I want to parallelize an algorithm on trees. This should be pretty easy in principle: At each step, I can split into two subproblems that can be handled independently (inplace). Unfortunately I always get only two threads used. Minimal example:
julia> Threads.nthreads()
4
julia> target = collect(1:5);
julia> function mtfor(target)
Threads.@threads for i=1:length(target)
target[i]=Threads.threadid()
end
nothing
end
julia> mtfor(target); target
5-element Array{Int64,1}:
1
1
2
3
4
So that works nice. However,
julia> function recmt(target)
(length(target)<1) && return nothing
target[1]=Threads.threadid()
randn(10_000_000); #something slow
length(target)==1 && return nothing
Threads.@threads for i=1:2
(i==1) && recmt(view(target, 2:( length(target)>>1)))

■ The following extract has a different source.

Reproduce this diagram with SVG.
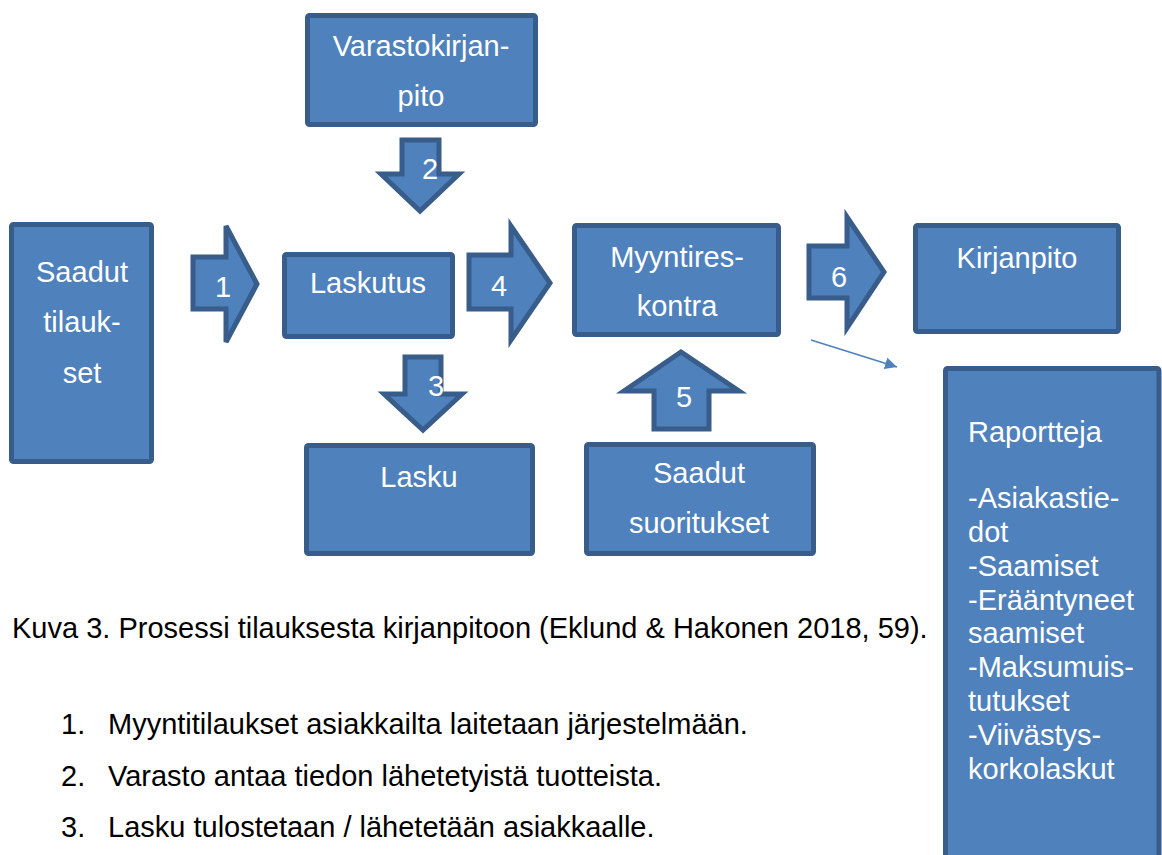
<svg xmlns="http://www.w3.org/2000/svg" width="1162" height="855" viewBox="0 0 1162 855">
<defs>
<style>
.box{fill:#4F81BD;stroke:#385D8A;stroke-width:5;stroke-linejoin:miter}
.t{font-family:"Liberation Sans",Arial,sans-serif;font-size:29px;fill:#FFFFFF}
.c{text-anchor:middle}
.b{font-family:"Liberation Sans",Arial,sans-serif;font-size:29px;fill:#000000}
</style>
<marker id="ah" viewBox="0 0 10 10" refX="10" refY="5" markerWidth="12" markerHeight="12" markerUnits="userSpaceOnUse" orient="auto"><path d="M0,0 L10,5 L0,10 z" fill="#4F81BD"/></marker>
</defs>
<rect width="1162" height="855" fill="#FFFFFF"/>

<g id="varastokirjanpito">
<rect class="box" x="307.5" y="15.5" width="228" height="109" rx="2"/>
<text class="t c" x="421" y="56">Varastokirjan-</text>
<text class="t c" x="421" y="106">pito</text>
</g>

<g id="saadut-tilaukset">
<rect class="box" x="11.5" y="224.5" width="140" height="237" rx="2"/>
<text class="t c" x="82" y="282">Saadut</text>
<text class="t c" x="82" y="332">tilauk-</text>
<text class="t c" x="82" y="383">set</text>
</g>

<g id="laskutus">
<rect class="box" x="284.5" y="254.5" width="168" height="82" rx="2"/>
<text class="t c" x="368" y="293">Laskutus</text>
</g>

<g id="lasku">
<rect class="box" x="306.5" y="445.5" width="226" height="108" rx="2"/>
<text class="t c" x="419" y="487">Lasku</text>
</g>

<g id="myyntireskontra">
<rect class="box" x="574.5" y="225.5" width="204" height="109" rx="2"/>
<text class="t c" x="677" y="267">Myyntires-</text>
<text class="t c" x="677" y="316">kontra</text>
</g>

<g id="kirjanpito">
<rect class="box" x="915.5" y="225.5" width="203" height="106" rx="2"/>
<text class="t c" x="1017" y="268">Kirjanpito</text>
</g>

<g id="saadut-suoritukset">
<rect class="box" x="586.5" y="444.5" width="227" height="109" rx="2"/>
<text class="t c" x="699" y="483">Saadut</text>
<text class="t c" x="699" y="533">suoritukset</text>
</g>

<g id="raportteja">
<rect class="box" x="945.5" y="368.5" width="213.5" height="540" rx="2"/>
<text class="t" x="968" y="442">Raportteja</text>
<text class="t" x="968" y="508">-Asiakastie-</text>
<text class="t" x="968" y="542">dot</text>
<text class="t" x="968" y="576">-Saamiset</text>
<text class="t" x="968" y="610">-Erääntyneet</text>
<text class="t" x="968" y="643">saamiset</text>
<text class="t" x="968" y="677">-Maksumuis-</text>
<text class="t" x="968" y="711">tutukset</text>
<text class="t" x="968" y="745">-Viivästys-</text>
<text class="t" x="968" y="779">korkolaskut</text>
</g>

<g id="connectors">
<g id="arrow-1">
<polygon class="box" points="193,257 226,257 226,226 257,284 226,342 226,309 193,309"/>
<text class="t c" x="223" y="297">1</text>
</g>
<g id="arrow-2">
<polygon class="box" points="402,140 439,140 439,174 459,174 420,211 381,174 402,174"/>
<text class="t c" x="430" y="179">2</text>
</g>
<g id="arrow-3">
<polygon class="box" points="405,357 441,357 441,394 462,394 423,430 384,394 405,394"/>
<text class="t c" x="436" y="396">3</text>
</g>
<g id="arrow-4">
<polygon class="box" points="469,255 511,255 511,226 550,283 511,340 511,309 469,309"/>
<text class="t c" x="499" y="296">4</text>
</g>
<g id="arrow-5">
<polygon class="box" points="654,429 709,429 709,391 739,391 681,352 624,391 654,391"/>
<text class="t c" x="684" y="407">5</text>
</g>
<g id="arrow-6">
<polygon class="box" points="809,246 847,246 847,217 884,272 847,328 847,298 809,298"/>
<text class="t c" x="839" y="287">6</text>
</g>
<line x1="811" y1="340" x2="897" y2="367" stroke="#4F81BD" stroke-width="1.6" marker-end="url(#ah)"/>
</g>

<g id="caption">
<text class="b" x="12" y="638">Kuva 3. Prosessi tilauksesta kirjanpitoon (Eklund &amp; Hakonen 2018, 59).</text>
<text class="b" x="61" y="734">1.</text>
<text class="b" x="108" y="734">Myyntitilaukset asiakkailta laitetaan järjestelmään.</text>
<text class="b" x="61" y="786">2.</text>
<text class="b" x="108" y="786">Varasto antaa tiedon lähetetyistä tuotteista.</text>
<text class="b" x="61" y="837">3.</text>
<text class="b" x="108" y="837">Lasku tulostetaan / lähetetään asiakkaalle.</text>
</g>
</svg>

(i==2) && recmt(view(target, (1+ length(target)>>1):length(target)))
end
nothing
end
julia> recmt(target);target
5-element Array{Int64,1}:
1
1
2
2
2
Naively, I would have hoped that julia has a global pool of worker threads, and each @threads
generates new tasks that get consumed by the workers (and the onus is on me to choose appropriate thresholds for splitting). So what am I doing wrong here?